Case ID: br_52/html/0355-01.html
Source: Caselaw Access Project
Author: {"author": "ALEXANDER L. PASKAY, Chief Judge.", "license": "Public Domain", "url": "https://static.case.law/"}
Date Created: 2024-08-24T03:29:51.129683

In the Matter of Suzanne & William PERKINS, Debtor. SUN BANK OF TAMPA BAY, Plaintiff, v. Suzanne & William PERKINS, Defendants.
    Bankruptcy No. 84-883.
    Adv. No. 84-306.
    United States Bankruptcy Court, M.D. Florida, Tampa Division.
    Aug. 29, 1985.
    
      D. Lawrence Rayburn, Tampa, Fla., for plaintiff.
    Richard S. Agster, Tampa, Fla., for defendants.
   MEMORANDUM OPINION ON MOTION FOR SUMMARY JUDGMENT

ALEXANDER L. PASKAY, Chief Judge.

THIS IS a contested discharge proceeding and the matter under consideration is the dischargeability, vel non, of a debt admittedly due and owing in the amount of $52,125.40 by Suzanne & William Perkins (Debtors), the Debtors involved in the above-captioned Chapter 7 case.

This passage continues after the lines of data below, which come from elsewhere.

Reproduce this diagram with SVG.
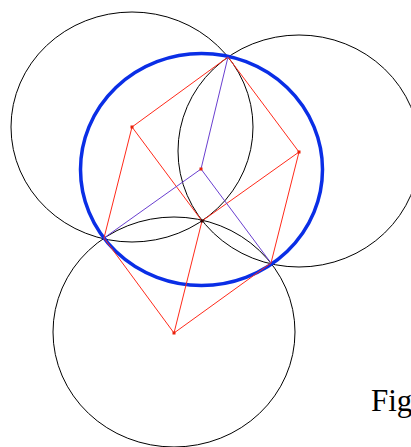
<svg xmlns="http://www.w3.org/2000/svg" width="411" height="447" viewBox="0 0 411 447">
<style>
.c{fill:none;stroke:#000;stroke-width:1}
.b{fill:none;stroke:#0a2ee6;stroke-width:3.5}
.r{fill:none;stroke:#ff2a1a;stroke-width:1}
.p{fill:none;stroke:#6a3fd0;stroke-width:1}
.d{fill:#e8200a}
.t{font-family:"Liberation Serif",serif;font-size:31px;fill:#000}
</style>
<rect width="411" height="447" fill="#fff"/>
<g id="circles">
<ellipse id="circleA" class="c" cx="132" cy="127" rx="121" ry="115"/>
<ellipse id="circleB" class="c" cx="299" cy="151" rx="121" ry="116"/>
<ellipse id="circleC" class="c" cx="174" cy="332" rx="121" ry="115"/>
<ellipse id="circumcircle" class="b" cx="201.5" cy="169.5" rx="121" ry="116"/>
</g>
<g id="connectors">
<polyline class="r" points="228,57 132,127 104,238"/>
<line class="r" x1="132" y1="127" x2="202" y2="221"/>
<polyline class="r" points="228,57 299,152 271,263"/>
<line class="r" x1="299" y1="152" x2="202" y2="221"/>
<polyline class="r" points="104,238 174,333 271,263"/>
<line class="r" x1="174" y1="333" x2="202" y2="221"/>
<line class="p" x1="201" y1="169" x2="228" y2="57"/>
<line class="p" x1="201" y1="169" x2="104" y2="238"/>
<line class="p" x1="201" y1="169" x2="271" y2="263"/>
</g>
<g id="points">
<rect class="d" x="130.5" y="125.5" width="3" height="3"/>
<rect class="d" x="297.5" y="150.5" width="3" height="3"/>
<rect class="d" x="172.5" y="331.5" width="3" height="3"/>
<rect class="d" x="199.5" y="167.5" width="3" height="3"/>
<rect fill="#300" x="200.5" y="219.5" width="3" height="3"/>
</g>
<text class="t" x="371" y="411">Fig</text>
</svg>
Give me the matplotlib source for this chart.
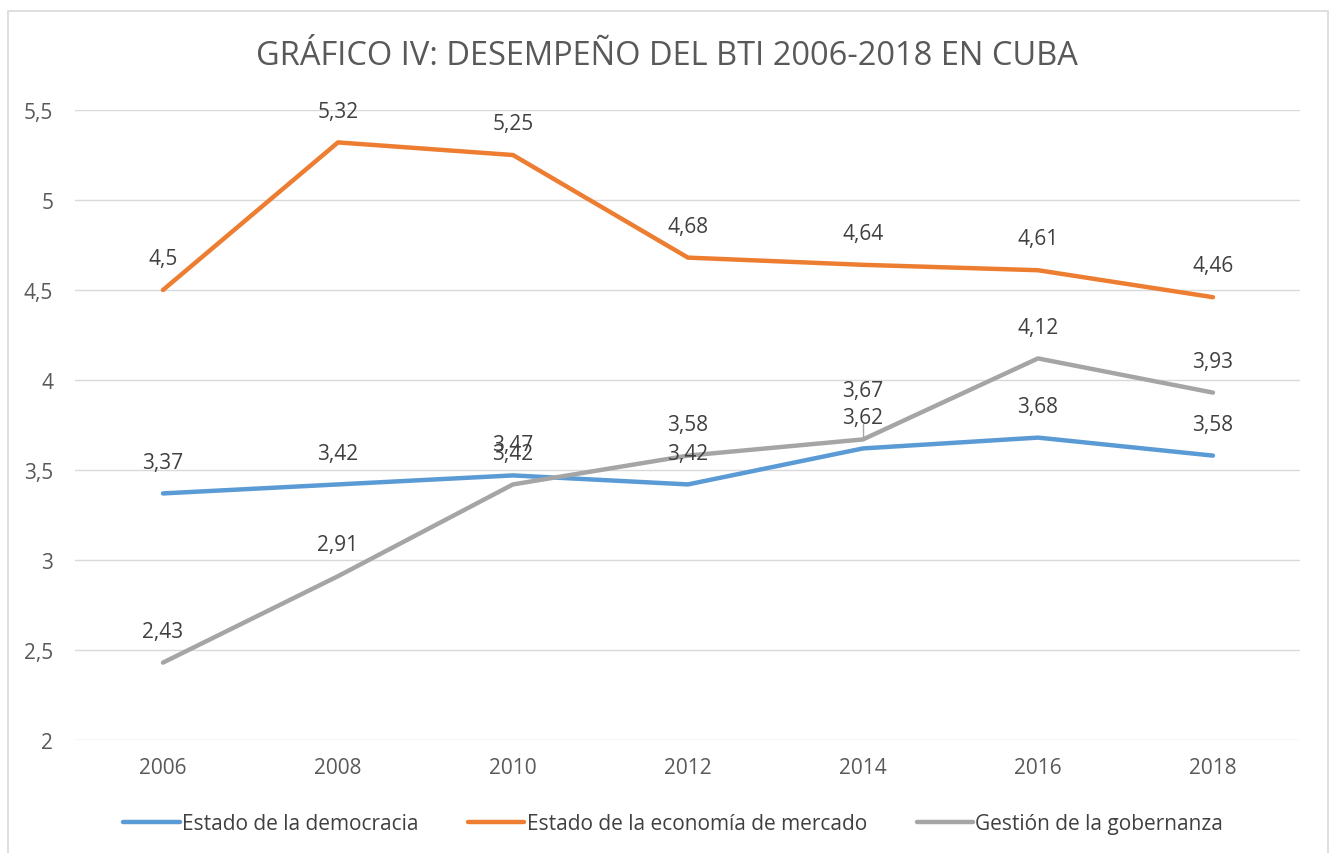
import numpy as np
import matplotlib.pyplot as plt
from matplotlib.patches import Rectangle

plt.rcParams['font.family'] = ['Open Sans', 'DejaVu Sans']

years = ['2006', '2008', '2010', '2012', '2014', '2016', '2018']
democracia = [3.37, 3.42, 3.47, 3.42, 3.62, 3.68, 3.58]
mercado = [4.5, 5.32, 5.25, 4.68, 4.64, 4.61, 4.46]
gobernanza = [2.43, 2.91, 3.42, 3.58, 3.67, 4.12, 3.93]

series = [
    ('Estado de la democracia', democracia, '#5B9BD5'),
    ('Estado de la economía de mercado', mercado, '#ED7D31'),
    ('Gestión de la gobernanza', gobernanza, '#A5A5A5'),
]

# label offsets in points (above the point), tweak where labels collide
offsets = {
    ('Gestión de la gobernanza', 4): 35,
}


def fmt(v):
    s = ('%.2f' % v).rstrip('0').rstrip('.')
    return s.replace('.', ',')


fig = plt.figure(figsize=(13.33, 8.54), dpi=100)
ax = fig.add_axes([0.0566, 0.1323, 0.919, 0.7377])

x = np.arange(len(years))
for name, vals, color in series:
    ax.plot(x, vals, color=color, linewidth=3.2, label=name, solid_capstyle='round')
    for i, v in enumerate(vals):
        off = offsets.get((name, i), 22.5)
        ax.annotate(fmt(v), (i, v), xytext=(0, off), textcoords='offset points',
                    ha='center', va='center', fontsize=15, color='#404040')

# leader line for the moved 3,67 label
ax.plot([4, 4], [3.67, 3.755], color='#A5A5A5', linewidth=1)

ax.set_xlim(-0.5, len(years) - 0.5)
ax.set_ylim(2, 5.5)
ax.set_xticks(x)
ax.set_xticklabels(years)
yt = np.arange(2, 5.51, 0.5)
ax.set_yticks(yt)
ax.set_yticklabels([fmt(v) for v in yt])
ax.tick_params(length=0, labelsize=15, labelcolor='#595959')
ax.tick_params(axis='y', pad=16)
ax.tick_params(axis='x', pad=12)
ax.grid(axis='y', color='#D9D9D9', linewidth=1)
ax.set_axisbelow(True)
for s in ax.spines.values():
    s.set_visible(False)

fig.text(0.5, 0.934, 'GRÁFICO IV: DESEMPEÑO DEL BTI 2006-2018 EN CUBA',
         ha='center', va='center', fontsize=23.5, color='#595959')

fig.legend(loc='center', bbox_to_anchor=(0.505, 0.034), ncol=3, frameon=False,
           fontsize=15, handlelength=2.7, handletextpad=0.1, columnspacing=2.4,
           labelcolor='#404040')

fig.patches.append(Rectangle((8 / 1333, -0.02), 1320 / 1333, 1.0 - 12 / 854 + 0.02,
                             transform=fig.transFigure, fill=False,
                             edgecolor='#D9D9D9', linewidth=1.2))

fig.savefig('out.png', dpi=100)
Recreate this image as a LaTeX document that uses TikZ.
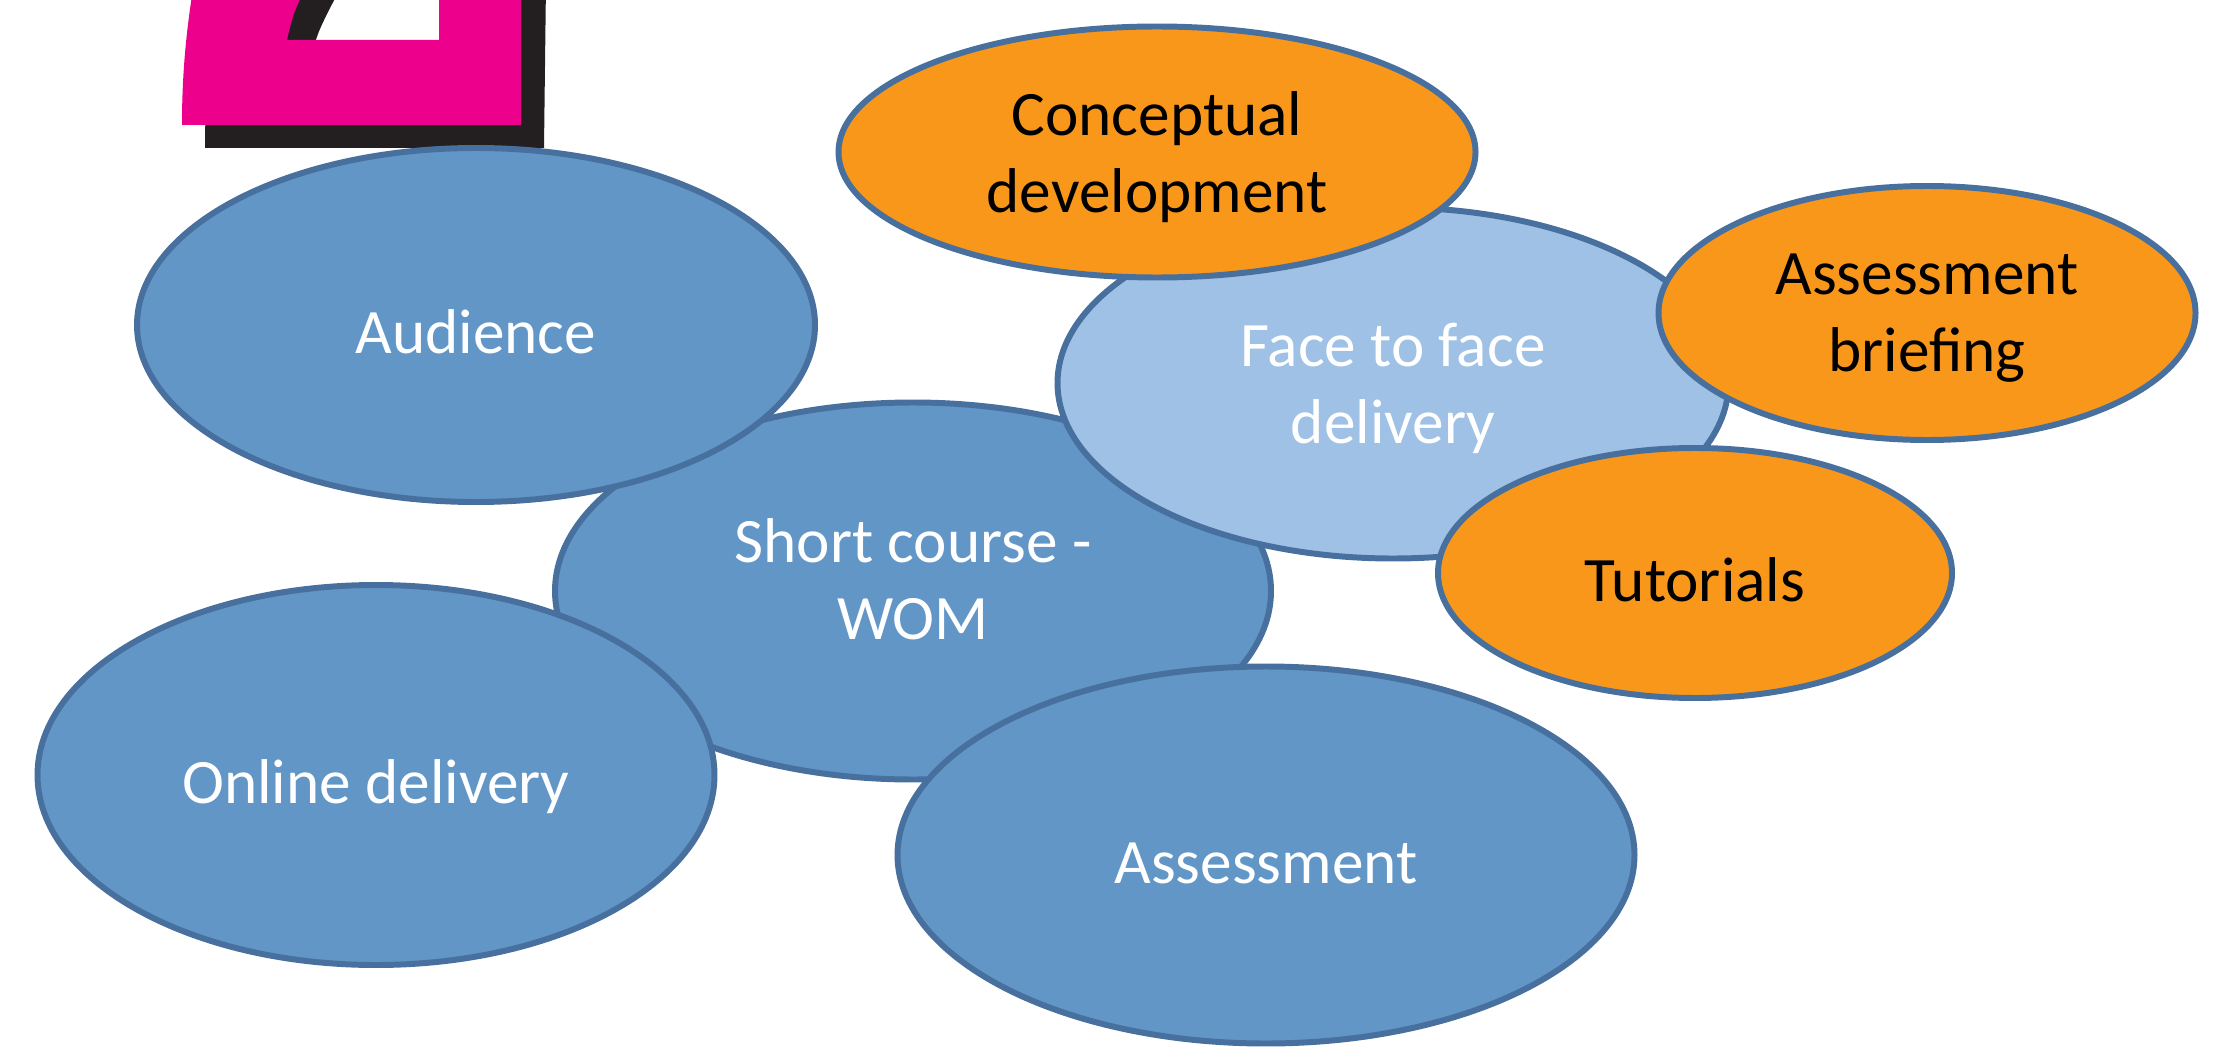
\documentclass[tikz,border=0pt]{standalone}
\usepackage{fontspec}
\setmainfont{Carlito}
\usetikzlibrary{shapes.geometric}

\definecolor{midblue}{RGB}{97,150,199}
\definecolor{lightblue}{RGB}{159,193,230}
\definecolor{rimblue}{RGB}{72,112,158}
\definecolor{tangerine}{RGB}{249,151,27}
\definecolor{magenta2}{RGB}{236,0,140}
\definecolor{shadowblack}{RGB}{35,31,32}

\begin{document}
\begin{tikzpicture}[thick, bubble/.style={ellipse,draw=rimblue,line width=1.7pt,inner sep=0pt,align=center,text depth=0pt,font=\fontsize{18}{21.9}\selectfont},
  blue node/.style={bubble,fill=midblue,text=white},
  pale node/.style={bubble,fill=lightblue,text=white},
  orange node/.style={bubble,fill=tangerine,text=black},
  one line/.style={text height=16pt}]

            \clip (0,0) rectangle (22.17,-10.48);

            % the big "2" cut off at the top
            \fill[shadowblack, shift={(0.23,-0.23)}] (1.82,-1.25) -- (5.21,-1.25) -- (5.23,0.4) -- (4.39,0.4) -- (4.39,-0.40) -- (2.87,-0.40) .. controls (2.94,-0.1) .. (3.20,0.4) -- (1.98,0.4) .. controls (1.85,-0.3) and (1.82,-0.8) .. (1.82,-1.25) -- cycle;
            \fill[magenta2] (1.82,-1.25) -- (5.21,-1.25) -- (5.21,0.4) -- (4.39,0.4) -- (4.39,-0.40) -- (2.87,-0.40) .. controls (2.94,-0.1) .. (3.20,0.4) -- (1.98,0.4) .. controls (1.85,-0.3) and (1.82,-0.8) .. (1.82,-1.25) -- cycle;

            \node[blue node, text depth=0.24cm, minimum width=7.16cm, minimum height=3.77cm] (1) at (9.13,-5.91) {Short course -\\WOM};
            \node[blue node, one line, minimum width=6.78cm, minimum height=3.54cm] (2) at (4.76,-3.25) {Audience};
            \node[blue node, one line, minimum width=6.77cm, minimum height=3.80cm] (3) at (3.76,-7.75) {Online delivery};
            \node[blue node, one line, minimum width=7.37cm, minimum height=3.77cm] (4) at (12.66,-8.55) {Assessment};
            \node[pale node, minimum width=6.71cm, minimum height=3.51cm] (5) at (13.93,-3.83) {Face to face\\delivery};
            \node[orange node, minimum width=6.37cm, minimum height=2.51cm] (6) at (11.57,-1.52) {Conceptual\\development};
            \node[orange node, minimum width=5.37cm, minimum height=2.54cm] (7) at (19.27,-3.13) {Assessment\\briefing};
            \node[orange node, one line, minimum width=5.14cm, minimum height=2.50cm] (8) at (16.95,-5.73) {Tutorials};

            ;
        \end{tikzpicture}
\end{document}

The claim of non-dischargeability is presented for this Court’s consideration by Sun Bank of Tampa Bay (Bank) who filed a one count complaint in which it claims that the Debtors’ liability is based on obtaining property from the Bank by false pretenses and, therefore, the liability owed by them is within the exceptive provisions of the general bankruptcy discharge by virtue of § 523(a)(2)(A).

The parties agree that based on the pleadings and the affidavit filed in this cause, there are no genuine issues of material fact and the controversy can be resolved as a matter of law. The undisputed facts which are relevant to the resolution of the controversy are as follows:

On January 11, 1983, the Debtors opened a commercial checking account with the Flagship Bank of Tampa. As a result of a merger, effective January 3, 1984, Flagship Bank of Tampa changed its name to Sun Bank of Tampa Bay. The Debtors continued to maintain their account with the Sun Bank.

Beginning January 6, 1984, and continuing through March 30, 1984, Sun Bank honored more than 100 checks drawn by the Debtors on their commercial account although the account did not contain sufficient funds to cover the amounts for which the checks were written. At this point it should be noted that it cannot be determined from this record how many of the 100 checks written, if any, were actually signed by the Debtor Suzanne Perkins. As a result, the Bank paid out over the three month period more than $52,125.40 on behalf of the Debtors.

On April 4, 1984, the Bank commenced an action in state court against the Debtors. On April 19, 1984, the Debtors filed their joint Chapter 7 petition which, of course, stopped Sun Bank from proceeding further with its state court action against the Defendants.

As stated, the claim of non-dischargeability is based on § 523(a)(2)(A), which in pertinent part provides as follows:

Sec. 523. Exceptions to discharge
(a) A discharge under § 727, 1141 or 1328(b) of this title does not discharge an individual debtor from any debt—
(2) for money, property, services ... obtained by—
(A) false pretenses, a false representation or actual fraud ...

It has been well established that when a person issues a check, he impliedly represents that there are sufficient funds available to honor the check when presented for collection and that one who issues the check knowing that he has no funds to cover the check is without doubt just as guilty of making false representations as one who actually makes an express oral false representation or one in writing. In re Tabers f/d/b/a Earl Tabers Used Cars, 28 B.R. 679 (Bkrtcy.W.D.Kentucky 1983).

There is hardly any doubt that when the Debtor issued the checks in question during the relevant period in time, more than 100 in number, he was very well aware that he had no funds on deposit to cover the particular checks in question. However, this Court is satisfied that the Debtor did not intend to defraud the Bank, but merely followed a course of dealings not only tolerated by but one which was obviously perfectly acceptable to the Bank. It is evident that his practice of drawing checks on an account without sufficient funds to cover the checks was an ongoing practice. Furthermore, it is inconceivable to conclude that the Bank was not fully aware of this fact and, thus it is clear that the Bank did not rely whatsoever on the implied pretenses of the Debtor that there are sufficient funds to cover the checks when it did honor these checks. It is well established that absence of proof of reliance, a creditor cannot make out a viable claim under this Section because reliance is an indispensable element of the claim of non-dischargeability under § 523(a)(2)(A). In re Furimsky, 40 B.R. 350 (Bankr.D.Ariz.1984); In re Futterman, 35 B.R. 102 (Bankr.D.Conn.1983); In re Denenberg, 37 B.R. 267 (Bankr.D.Mass.1983).

Based on the foregoing, it is evident that the Bank failed to carry the burden with the requisite degree of proof and, therefore, its claim of non-dischargeability cannot be sustained.

A separate final judgment will be entered in accordance with the foregoing.